Another advantage of our TCNLM is its capacity to generate meaningful sentences conditioned on given topics[1]. Significant extensions have proposed, including:

  1. Google Smart Compose: Much like autocomplete in the search bar or on your smartphone’s keyboard, the new AI-powered feature promises to not only intelligently work out what you’re currently trying to write but to predict whole emails.
  2. Google Smart Reply: It generates semantically diverse suggestions that can be used as complete email responses with just one tap on mobile.
  3. Grammarly: Grammarly automatically detects grammar, spelling, punctuation, word choice and style mistakes in your writing.
  4. Sentence generator helps people with language barrier express more fluently: Stephen Hawking's main interface to the computer, called ACAT, includes a word prediction algorithm provided by SwiftKey, trained on his books and lectures, so he usually only has to type the first couple of characters before he can select the whole word.

References

  • [1]W. Wang, Z. Gan, W. Wang, D. Shen, J. Huang, W. Ping, S. Satheesh, and L. Carin. Topic compositional neural language model. arXiv preprint\ arXiv:1712.09783, 2017.
  • [2]Z. Gan, C. Gan, X. He, Y. Pu, K. Tran, J. Gao, L. Carin, and L. Deng.
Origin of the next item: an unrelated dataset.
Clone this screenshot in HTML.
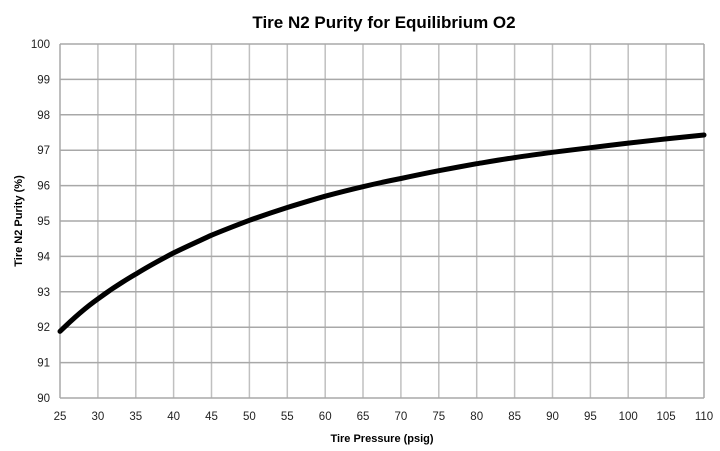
<!DOCTYPE html>
<html><head><meta charset="utf-8"><style>
html,body{margin:0;padding:0;background:#fff;}
svg{display:block;font-family:"Liberation Sans",sans-serif;}
</style></head><body>
<svg width="720" height="451" viewBox="0 0 720 451">
<text x="384" y="28" text-anchor="middle" font-size="17" font-weight="bold" fill="#000">Tire N2 Purity for Equilibrium O2</text>
<g stroke="#c0c0c0" stroke-width="1.5">
<line x1="97.9" y1="44" x2="97.9" y2="398"/><line x1="135.8" y1="44" x2="135.8" y2="398"/><line x1="173.6" y1="44" x2="173.6" y2="398"/><line x1="211.5" y1="44" x2="211.5" y2="398"/><line x1="249.4" y1="44" x2="249.4" y2="398"/><line x1="287.3" y1="44" x2="287.3" y2="398"/><line x1="325.2" y1="44" x2="325.2" y2="398"/><line x1="363" y1="44" x2="363" y2="398"/><line x1="400.9" y1="44" x2="400.9" y2="398"/><line x1="438.8" y1="44" x2="438.8" y2="398"/><line x1="476.7" y1="44" x2="476.7" y2="398"/><line x1="514.6" y1="44" x2="514.6" y2="398"/><line x1="552.5" y1="44" x2="552.5" y2="398"/><line x1="590.4" y1="44" x2="590.4" y2="398"/><line x1="628.2" y1="44" x2="628.2" y2="398"/><line x1="666.1" y1="44" x2="666.1" y2="398"/>
</g>
<g stroke="#a8a8a8" stroke-width="1.5">
<line x1="60" y1="44" x2="704" y2="44"/><line x1="60" y1="79.4" x2="704" y2="79.4"/><line x1="60" y1="114.8" x2="704" y2="114.8"/><line x1="60" y1="150.2" x2="704" y2="150.2"/><line x1="60" y1="185.6" x2="704" y2="185.6"/><line x1="60" y1="221" x2="704" y2="221"/><line x1="60" y1="256.4" x2="704" y2="256.4"/><line x1="60" y1="291.8" x2="704" y2="291.8"/><line x1="60" y1="327.2" x2="704" y2="327.2"/><line x1="60" y1="362.6" x2="704" y2="362.6"/><line x1="60" y1="398" x2="704" y2="398"/>
<line x1="60" y1="44" x2="60" y2="398"/><line x1="704" y1="44" x2="704" y2="398"/>
</g>
<g font-size="11.5" fill="#222" text-anchor="end">
<text x="50" y="48">100</text><text x="50" y="83.4">99</text><text x="50" y="118.8">98</text><text x="50" y="154.2">97</text><text x="50" y="189.6">96</text><text x="50" y="225">95</text><text x="50" y="260.4">94</text><text x="50" y="295.8">93</text><text x="50" y="331.2">92</text><text x="50" y="366.6">91</text><text x="50" y="402">90</text>
</g>
<g font-size="11.5" fill="#222" text-anchor="middle">
<text x="60" y="420">25</text><text x="97.9" y="420">30</text><text x="135.8" y="420">35</text><text x="173.6" y="420">40</text><text x="211.5" y="420">45</text><text x="249.4" y="420">50</text><text x="287.3" y="420">55</text><text x="325.2" y="420">60</text><text x="363" y="420">65</text><text x="400.9" y="420">70</text><text x="438.8" y="420">75</text><text x="476.7" y="420">80</text><text x="514.6" y="420">85</text><text x="552.5" y="420">90</text><text x="590.4" y="420">95</text><text x="628.2" y="420">100</text><text x="666.1" y="420">105</text><text x="704" y="420">110</text>
</g>
<text x="382" y="442" text-anchor="middle" font-size="11" font-weight="bold" fill="#000">Tire Pressure (psig)</text>
<text transform="translate(22,221) rotate(-90)" text-anchor="middle" font-size="11" font-weight="bold" fill="#000">Tire N2 Purity (%)</text>
<path d="M60,331.4 C72.6,319 85,308 97.9,298.9 C110,290 123,281.5 135.8,274.1 C148,266.5 161,259.5 173.6,252.9 C186,246.8 199,241 211.5,235.2 C224,230 237,225 249.4,220.3 C262,215.8 274.5,211.6 287.3,207.5 C300,203.6 312.5,199.8 325.2,196.2 C338,192.8 350.5,189.6 363,186.7 C375.5,183.7 388,181 400.9,178.5 C413.5,175.8 426,173.2 438.8,170.7 C451.5,168.3 464,166 476.7,163.7 C489.5,161.6 502,159.5 514.6,157.6 C527.2,155.7 540,154 552.5,152.3 C565,150.7 577.8,149.2 590.4,147.7 C603,146.2 615.6,144.6 628.2,143.1 C641,141.7 653.5,140.3 666.1,138.9 C678.8,137.6 691.4,136.3 704,135" fill="none" stroke="#000" stroke-width="5" stroke-linecap="round"/>
</svg>
</body></html>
Semantic compositional networks for visual captioning. arXiv preprint\ arXiv:1611.08002, 2016.
  • [3]D. Kingma and J. Ba. Adam: A method for stochastic optimization. arXiv preprint arXiv:1412.6980, 2014.
  • [4]D. M. Blei, A. Y. Ng, and M. I. Jordan. Latent dirichlet allocation. JMLR, 2003.
  • [5]J. Song, Z. Gan, and L. Carin. Factored temporal sigmoid belief networks for sequence learning. In ICML, 2016.
  • [6]P. Xie, Y. Deng, and E. Xing. Diversifying restricted boltzmann machine for document modeling. In KDD, 2015.
  • [7]Y. Miao, E. Grefenstette, and P. Blunsom. Discovering discrete latent topics with neural variational inference. arXiv preprint arXiv:1706.00359, 2017.